I had a feeling that they were a little too colored by being people of the 2023 morality, afraid of any kind of backlash—which is always the case these days. Kahlen was a hard man, but too often in the beginning [of the film], he became human, like you and me. And I was, like, “But isn’t that his journey, that he will eventually become a more solid human being and realize that life is what’s right in front of him, and not necessarily his ambitions?” We all agreed on that. And then I was stubborn and said, “But I think we should take some of that 2023 moral out of him, at least in the beginning.” And they didn’t disagree. So, the small little smile that will make the sky open—the Buster Keaton smile that we see so rarely, but, once we see it, we know there has been a change in Buster Keaton, right? We agreed on maybe page 68 or something, that it would happen there. And then we stuck to our guns, and we didn’t shy away from him, you know, hitting a child, or being extremely brutal to people around him.

It’s not the first time you’ve pushed for something darker. I read that you had wanted a different ending for “The Hunt,” in which your character would have been killed. What appeals to you about that kind of extremity?

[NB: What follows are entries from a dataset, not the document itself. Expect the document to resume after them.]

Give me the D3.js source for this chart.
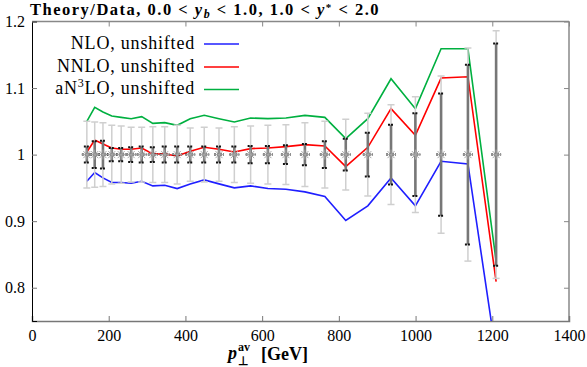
<!DOCTYPE html>
<html>
<head>
<meta charset="utf-8">
<script src="https://cdn.jsdelivr.net/npm/d3@7"></script>
<style>
  html, body { margin: 0; padding: 0; background: #fff; }
  svg { display: block; }
  text { font-family: "Liberation Serif", "Times New Roman", serif; fill: #000; }
</style>
</head>
<body>
<svg id="chart" width="587" height="367"></svg>
<script>
// ---- data ----
const ptAv = [143, 163.5, 185, 208, 232.5, 258.5, 286, 315, 346, 378.5, 412.5, 449, 487.5, 527.5, 570, 615, 662, 711.5, 763.5, 818, 875.5, 936, 999.5, 1066.5, 1136.5, 1210];
const nloRatio = [0.960, 0.973, 0.965, 0.958, 0.958, 0.957, 0.960, 0.953, 0.954, 0.949, 0.956, 0.962, 0.956, 0.950, 0.953, 0.949, 0.948, 0.944, 0.937, 0.901, 0.923, 0.965, 0.923, 0.990, 0.986, 0.700];
const nnloRatio = [1.004, 1.022, 1.016, 1.010, 1.008, 1.008, 1.010, 1.001, 1.001, 0.998, 1.005, 1.011, 1.008, 1.004, 1.009, 1.010, 1.012, 1.015, 1.013, 0.982, 1.011, 1.069, 1.029, 1.115, 1.117, 0.809];
const an3loRatio = [1.050, 1.071, 1.064, 1.058, 1.056, 1.054, 1.057, 1.047, 1.048, 1.044, 1.054, 1.059, 1.054, 1.049, 1.055, 1.054, 1.055, 1.059, 1.056, 1.024, 1.054, 1.114, 1.069, 1.159, 1.159, 0.840];
const dataRatio = [1, 1, 1, 1, 1, 1, 1, 1, 1, 1, 1, 1, 1, 1, 1, 1, 1, 1, 1, 1, 1, 1, 1, 1, 1, 1];
const errInner = [0.012, 0.020, 0.021, 0.010, 0.010, 0.011, 0.012, 0.011, 0.012, 0.012, 0.012, 0.012, 0.012, 0.012, 0.013, 0.013, 0.014, 0.016, 0.020, 0.024, 0.033, 0.045, 0.062, 0.092, 0.135, 0.167];
const errOuter = [0.050, 0.049, 0.048, 0.044, 0.043, 0.041, 0.041, 0.042, 0.042, 0.044, 0.040, 0.041, 0.040, 0.042, 0.043, 0.044, 0.045, 0.048, 0.050, 0.053, 0.062, 0.075, 0.087, 0.118, 0.160, 0.186];
const xTickValues = [0, 200, 400, 600, 800, 1000, 1200, 1400];
const yTickValues = [0.8, 0.9, 1.0, 1.1, 1.2];
const yTickLabels = ["0.8", "0.9", "1", "1.1", "1.2"];
const seriesNames = ["NLO, unshifted", "NNLO, unshifted", "aN3LO, unshifted"];
const seriesColors = ["#1f1fff", "#ff0000", "#00b040"];

// ---- layout ----
const L = 32, R = 569, T = 21.5, B = 321;
const svg = d3.select("#chart");
const x = d3.scaleLinear().domain([0, 1400]).range([L, R]);
const y = d3.scaleLinear().domain([0.75, 1.2]).range([B, T]);

svg.append("defs").append("clipPath").attr("id", "clip")
  .append("rect").attr("x", L).attr("y", T).attr("width", R - L).attr("height", B - T);

// frame
svg.append("line").attr("x1", L).attr("x2", R).attr("y1", T).attr("y2", T).attr("stroke", "#888").attr("stroke-width", 1.5);
svg.append("line").attr("x1", R).attr("x2", R).attr("y1", T).attr("y2", B).attr("stroke", "#888").attr("stroke-width", 1.5);

// axes
const xAxis = d3.axisBottom(x).tickValues(xTickValues).tickSize(-5).tickPadding(8).tickFormat(d3.format("d"));
const gx = svg.append("g").attr("transform", `translate(0,${B})`).call(xAxis);
gx.select(".domain").attr("stroke", "#777").attr("stroke-width", 1.5);
gx.selectAll(".tick line").attr("stroke", "#777");
gx.selectAll(".tick text").attr("font-family", "Liberation Serif").attr("font-size", 16).attr("dy", "0.75em").attr("fill", "#000");

const xAxisTop = d3.axisTop(x).tickValues(xTickValues).tickSize(-5).tickFormat("");
const gxt = svg.append("g").attr("transform", `translate(0,${T})`).call(xAxisTop);
gxt.select(".domain").remove();
gxt.selectAll(".tick line").attr("stroke", "#888");

const yAxis = d3.axisLeft(y).tickValues(yTickValues).tickSize(-5).tickPadding(7)
  .tickFormat((d, i) => yTickLabels[i]);
const gy = svg.append("g").attr("transform", `translate(${L},0)`).call(yAxis);
gy.select(".domain").attr("stroke", "#000").attr("stroke-width", 1);
gy.selectAll(".tick line").attr("stroke", "#777");
gy.selectAll(".tick text").attr("font-family", "Liberation Serif").attr("font-size", 16).attr("fill", "#000");

const yAxisRight = d3.axisRight(y).tickValues(yTickValues).tickSize(-5).tickFormat("");
const gyr = svg.append("g").attr("transform", `translate(${R},0)`).call(yAxisRight);
gyr.select(".domain").remove();
gyr.selectAll(".tick line").attr("stroke", "#888");

// theory lines
const plot = svg.append("g").attr("clip-path", "url(#clip)");
const series = [nloRatio, nnloRatio, an3loRatio];
const line = d3.line().x((d, i) => x(ptAv[i])).y(d => y(d));
series.forEach((s, k) => {
  plot.append("path").datum(s).attr("d", line)
    .attr("fill", "none").attr("stroke", seriesColors[k]).attr("stroke-width", 1.6)
    .attr("stroke-linejoin", "miter");
});

// data points with error bars
const pts = plot.selectAll("g.pt").data(ptAv.map((p, i) => ({ p, v: dataRatio[i], ei: errInner[i], eo: errOuter[i] })))
  .enter().append("g").attr("class", "pt");
// outer (light) bars
pts.append("line").attr("x1", d => x(d.p)).attr("x2", d => x(d.p))
  .attr("y1", d => y(d.v + d.eo)).attr("y2", d => y(d.v - d.eo))
  .attr("stroke", "#cfcfcf").attr("stroke-width", 1.5);
[1, -1].forEach(sg => {
  pts.append("line").attr("x1", d => x(d.p) - 3.5).attr("x2", d => x(d.p) + 3.5)
    .attr("y1", d => y(d.v + sg * d.eo)).attr("y2", d => y(d.v + sg * d.eo))
    .attr("stroke", "#cfcfcf").attr("stroke-width", 1.5);
});
// inner (dark) bars
pts.append("line").attr("x1", d => x(d.p)).attr("x2", d => x(d.p))
  .attr("y1", d => y(d.v + d.ei)).attr("y2", d => y(d.v - d.ei))
  .attr("stroke", "#777").attr("stroke-width", 2.6);
[1, -1].forEach(sg => {
  pts.append("line").attr("x1", d => x(d.p) - 3).attr("x2", d => x(d.p) + 3)
    .attr("y1", d => y(d.v + sg * d.ei)).attr("y2", d => y(d.v + sg * d.ei))
    .attr("stroke", "#111").attr("stroke-width", 2).attr("stroke-dasharray", "2,1");
});
// center marker: black dotted bar + gray asterisk
pts.append("line").attr("x1", d => x(d.p) - 5).attr("x2", d => x(d.p) + 5)
  .attr("y1", d => y(d.v)).attr("y2", d => y(d.v))
  .attr("stroke", "#111").attr("stroke-width", 2).attr("stroke-dasharray", "2,1");
[0, 45, 90, 135].forEach(a => {
  const r = 5, dx = r * Math.cos(a * Math.PI / 180), dy = r * Math.sin(a * Math.PI / 180);
  pts.append("line").attr("x1", d => x(d.p) - dx).attr("x2", d => x(d.p) + dx)
    .attr("y1", d => y(d.v) - dy).attr("y2", d => y(d.v) + dy)
    .attr("stroke", "#a8a8a8").attr("stroke-width", 1);
});

// legend
const legRows = [48.5, 71.5, 94];
seriesNames.forEach((name, k) => {
  const t = svg.append("text").attr("x", 195).attr("y", legRows[k]).attr("text-anchor", "end")
    .attr("font-size", 18).attr("letter-spacing", 0.8);
  if (k === 2) {
    t.append("tspan").text("aN");
    t.append("tspan").attr("dy", -7).attr("font-size", 12).text("3");
    t.append("tspan").attr("dy", 7).text("LO, unshifted");
  } else {
    t.text(name);
  }
  svg.append("line").attr("x1", 204).attr("x2", 239).attr("y1", legRows[k] - 4.5).attr("y2", legRows[k] - 4.5)
    .attr("stroke", seriesColors[k]).attr("stroke-width", 1.6);
});

// title
const title = svg.append("text").attr("x", 30).attr("y", 15).attr("font-size", 16.5).attr("font-weight", "bold")
  .attr("letter-spacing", 1.5);
title.append("tspan").text("Theory/Data, 0.0 < ");
title.append("tspan").attr("font-style", "italic").text("y");
title.append("tspan").attr("dy", 3).attr("font-size", 12).attr("font-style", "italic").text("b");
title.append("tspan").attr("dy", -3).text(" < 1.0, 1.0 < ");
title.append("tspan").attr("font-style", "italic").text("y");
title.append("tspan").attr("dy", -4).attr("font-size", 11).text("*");
title.append("tspan").attr("dy", 4).text(" < 2.0");

// x-axis label
const xl = svg.append("g").attr("font-weight", "bold");
xl.append("text").attr("x", 228).attr("y", 359).attr("font-size", 18).attr("font-style", "italic").attr("font-weight", "bold").text("p");
xl.append("text").attr("x", 238).attr("y", 365).attr("font-size", 12).attr("font-weight", "bold").text("⊥");
xl.append("text").attr("x", 238).attr("y", 351).attr("font-size", 12).attr("font-weight", "bold").text("av");
xl.append("text").attr("x", 261).attr("y", 360).attr("font-size", 18).attr("font-weight", "bold").text("[GeV]");
</script>
</body>
</html>
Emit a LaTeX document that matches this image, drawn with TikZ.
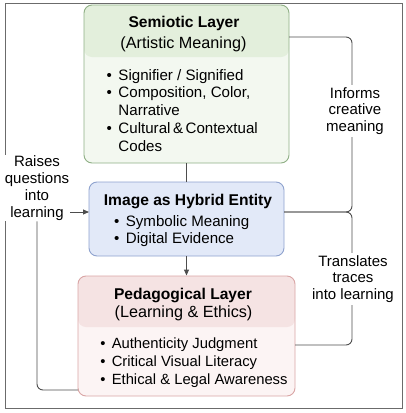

I think I have the liberty of going down that path, because I’m just the actor. If you are the director-slash-producer, you also have to see it in a completely different dimension. Like, are people gonna watch this? And I think there is something to be said about that. If “The Hunt” had ended on my note, I’m sure fewer people would have watched it. But, if I’m just sitting in my own room thinking, I thought that ending was the most honest approach. I mean, it was not just that he would have died. The person who shot at him—there’s a gang of boys running around, and one of the boys is always a little outside the group. He was the one pulling the trigger. He’s so desperate to do something to be part of this little village, you know? It was doubly heartbreaking.

But I think it was a good choice at the end, what they did. I also didn’t want to dance in “Another Round,” and that turned out to be a fantastic end scene. So don’t listen to me when it comes to endings.